In the meantime, the Jews who had immigrated to Canaan, their Promised Land, began to settle down there. Several Jewish settlements came about in various parts of Canaan. The archaeological findings over the last few years shed light on the lifestyle of the times.

The Jewish villages established themselves not only on the plateaus and plains but also along the slopes of hills. These villages were small with a population of not more than about four hundred. They were based on the ‘joint family’ system and related families lived close to one another or in close vicinity. For instance, when the son of a family married and went on to have his own family he lived in a house built for him next to the parental house. However, one of the sons of the family would invariably live with the parents in the parental home. The houses were generally positioned such that they stood close to one another around a common central courtyard on the inside. A boundary wall or a fence running around the outside of such houses demarcated the cluster of homes belonging to one family. The foundation of the houses would be strong and built of stone whereas the structure that stood on it was made of bricks. Pillars would form a prominent feature of these houses having four or five rooms earning them the appellation of “Pillar Homes’. At times, these houses had a one-storey structure in addition to the ground floor; the first floor generally being made of wood and supported by pillars. The ground floor would also have the facilities to house flocks, especially sheep. A water tank or a well was a common feature in the courtyard. Moreover, every house had a clay oven to bake bread and other foodstuffs. Many such clusters of family houses formed a village.

Ancient Canaanite dwelling foundations

As these villages were built only for convenience of the Jews, their boundaries were open and were not distinctly demarcated.

Though the Jews had traditionally practised the professions of animal husbandry and livestock farming they gradually took to agriculture. The Israelites began developing this occupation and even progressed on this front namely by putting together the best that they picked from among the Egyptian and the Canaanite agricultural techniques.

The progress of the Israelites did of course please Joshua, now a centenarian; but ‘after him, what would become of them’, was a thought that worried him all the same. He feared that mingling with the Canaanites who had stayed back accepting the sovereignty of the Israelites, might lead the latter to imbibe customs and traditions contrary to the original Jewish beliefs. Besides, he was of the opinion that in order to keep a check on deeds that could be against Jewish religious principles, be the deeds inadvertent, the Israelites ought to harbour the firm conviction that they were special people of God whom God had chosen for a special cause.
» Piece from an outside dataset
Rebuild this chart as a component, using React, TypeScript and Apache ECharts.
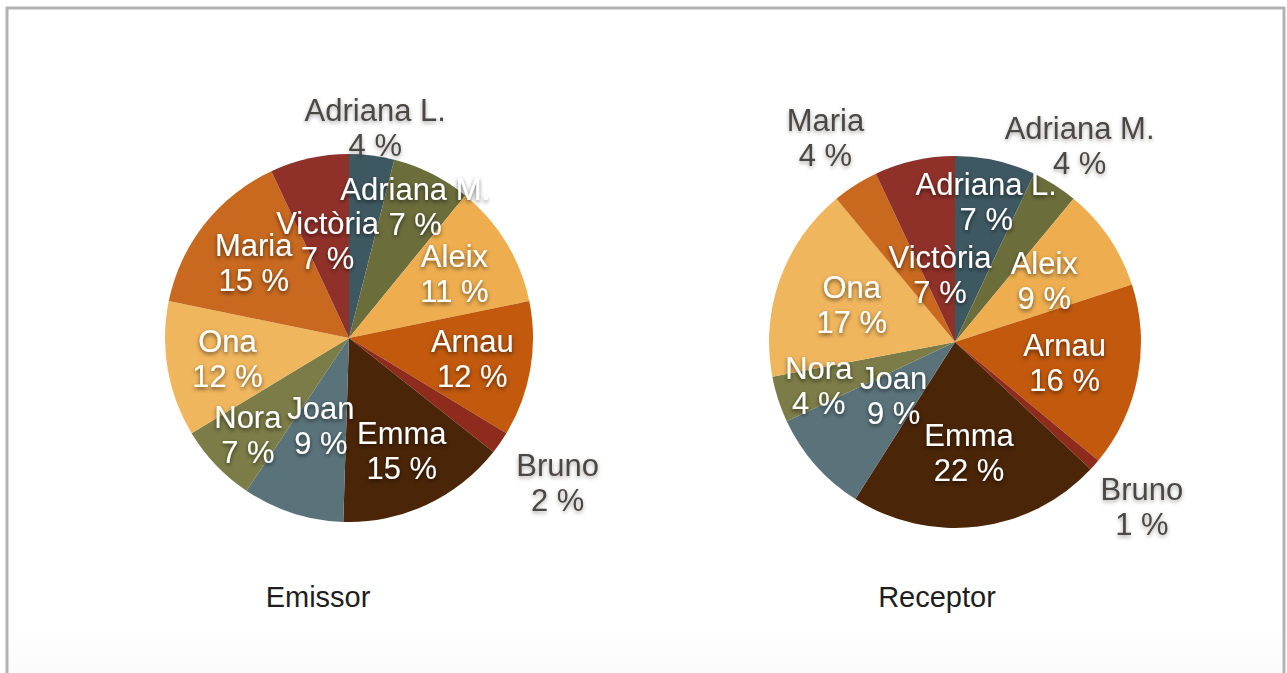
import React, { useEffect, useRef } from "react";
import * as echarts from "echarts";

const names = ["Adriana L.", "Adriana M.", "Aleix", "Arnau", "Bruno", "Emma", "Joan", "Nora", "Ona", "Maria", "Victòria"];
const colors = ["#3e5862", "#6b6d3b", "#eeae4f", "#c2590d", "#8e2b1c", "#4a2507", "#5a737a", "#7b7c47", "#f0b65d", "#c8691f", "#903129"];
const emissorValues = [4, 7, 11, 12, 2, 15, 9, 7, 12, 15, 7];
const receptorValues = [7, 4, 9, 16, 1, 22, 9, 4, 17, 4, 7];
const emissorOutside = ["Adriana L.", "Bruno"];
const receptorOutside = ["Adriana M.", "Bruno", "Maria"];
const chartTitles = ["Emissor", "Receptor"];

// label distance from the centre, as a fraction of the radius (layout only)
const emissorLabelDist = [1.15, 0.8, 0.67, 0.68, 1.38, 0.68, 0.5, 0.76, 0.67, 0.66, 0.54];
const receptorLabelDist = [0.77, 1.25, 0.58, 0.6, 1.34, 0.6, 0.44, 0.77, 0.59, 1.3, 0.37];

const FONT = "'Liberation Sans', Arial, Helvetica, sans-serif";

function pieSeries(values: number[], outside: string[], dist: number[], center: number[], r: number) {
  const total = values.reduce((a, b) => a + b, 0);
  const mids: number[] = [];
  let cum = 0;
  values.forEach((v) => {
    mids.push(((cum + v / 2) / total) * Math.PI * 2);
    cum += v;
  });
  return {
    type: "pie",
    silent: true,
    center,
    radius: [0, r],
    startAngle: 90,
    clockwise: true,
    avoidLabelOverlap: false,
    labelLine: { show: false },
    itemStyle: { borderWidth: 0 },
    label: {
      show: true,
      position: "inside",
      formatter: "{b}\n{c} %",
      color: "#ffffff",
      fontSize: 31,
      lineHeight: 35,
      fontFamily: FONT,
      textShadowColor: "rgba(0,0,0,0.6)",
      textShadowBlur: 4,
      textShadowOffsetY: 2,
      textBorderWidth: 0,
    },
    labelLayout: (p: any) => {
      const i = p.dataIndex;
      const a = mids[i];
      return {
        x: center[0] + dist[i] * r * Math.sin(a),
        y: center[1] - dist[i] * r * Math.cos(a),
        align: "center",
        verticalAlign: "middle",
        hideOverlap: false,
      };
    },
    data: names.map((n, i) => ({
      name: n,
      value: values[i],
      itemStyle: { color: colors[i] },
      label: outside.includes(n)
        ? { color: "#4b4743", textShadowColor: "rgba(0,0,0,0.35)" }
        : {},
    })),
  };
}

export default function App() {
  const ref = useRef<HTMLDivElement>(null);
  useEffect(() => {
    if (!ref.current) return;
    const chart = echarts.init(ref.current, null, { renderer: "svg" });
    chart.setOption({
      animation: false,
      backgroundColor: "#ffffff",
      graphic: [
        {
          type: "rect",
          z: 0,
          shape: { x: 7, y: 8, width: 1277, height: 700 },
          style: {
            fill: new echarts.graphic.LinearGradient(0, 0, 0, 1, [
              { offset: 0, color: "#ffffff" },
              { offset: 0.88, color: "#ffffff" },
              { offset: 1, color: "#f7f7f7" },
            ]),
            stroke: "#b3b3b3",
            lineWidth: 3,
          },
        },
        {
          type: "text",
          z: 10,
          x: 318,
          y: 597,
          style: {
            text: chartTitles[0],
            fill: "#1e1e1e",
            font: `29px ${FONT}`,
            textAlign: "center",
            textVerticalAlign: "middle",
          },
        },
        {
          type: "text",
          z: 10,
          x: 937,
          y: 597,
          style: {
            text: chartTitles[1],
            fill: "#1e1e1e",
            font: `29px ${FONT}`,
            textAlign: "center",
            textVerticalAlign: "middle",
          },
        },
      ],
      series: [
        pieSeries(emissorValues, emissorOutside, emissorLabelDist, [349, 338], 184),
        pieSeries(receptorValues, receptorOutside, receptorLabelDist, [955, 342], 186),
      ],
    });
    return () => chart.dispose();
  }, []);
  return (
    <div
      ref={ref}
      style={{ position: "absolute", left: 0, top: 0, width: 1287, height: 673 }}
    />
  );
}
Joshua earnestly felt that the Jews would never feel the need for a central leadership should they follow the ‘Ten Commandments’, the ‘Torah’ in both letter and spirit and with devotion to begin with and if, recognizing their responsibilities, they deal and interact with their Jewish brethren with amity and unity. With this intention at heart he directed his efforts towards this purpose.

Joshua had crossed the age of hundred and so realizing that he had not much time left, he summoned all the Israelites to the Shechem. At the gathering, starting from the vision that God gave their patriarch Abraham, he affectionately narrated the entire history of the Israelites right upto the day they were in. He then earnestly but directly questioned them – ‘Now that you heard your glorious history, every Israelite among you who is a part of this magnificent tradition and heritage, has to take a decision: Do you wish to follow the Israelite religious beliefs and tenets, worship and revere the God Who appeared before Abraham-Isaac-Jacob through visions, follow His commands or would you rather follow the polytheism that the other people in the region practice?’

Joshua and the Israelite people

Each and every Israelite was moved by Joshua’s address, which he had rendered in earnestness and from his heart. The Jews of the young generation got to hear the vivid and detailed account of their history for the very first time. Hence they all replied in one voice to the question that was posed to them by Joshua. ‘Yes, we will rigorously follow the religion of Israel’, ‘We will never worship gods other than the ‘One God’’, ‘We will never disobey beliefs and tenets of the religion of Israel’ were the words that echoed in the place of the gathering.

This gathering which Joshua had summoned had yielded the desired results and the Israelites were committed to following all the beliefs and tenets of the religion of Israel.

Assured and contented, Joshua departed from this world a mere two years later. He was 110 then.

Joshua no more, the Israelites were now without any central leadership!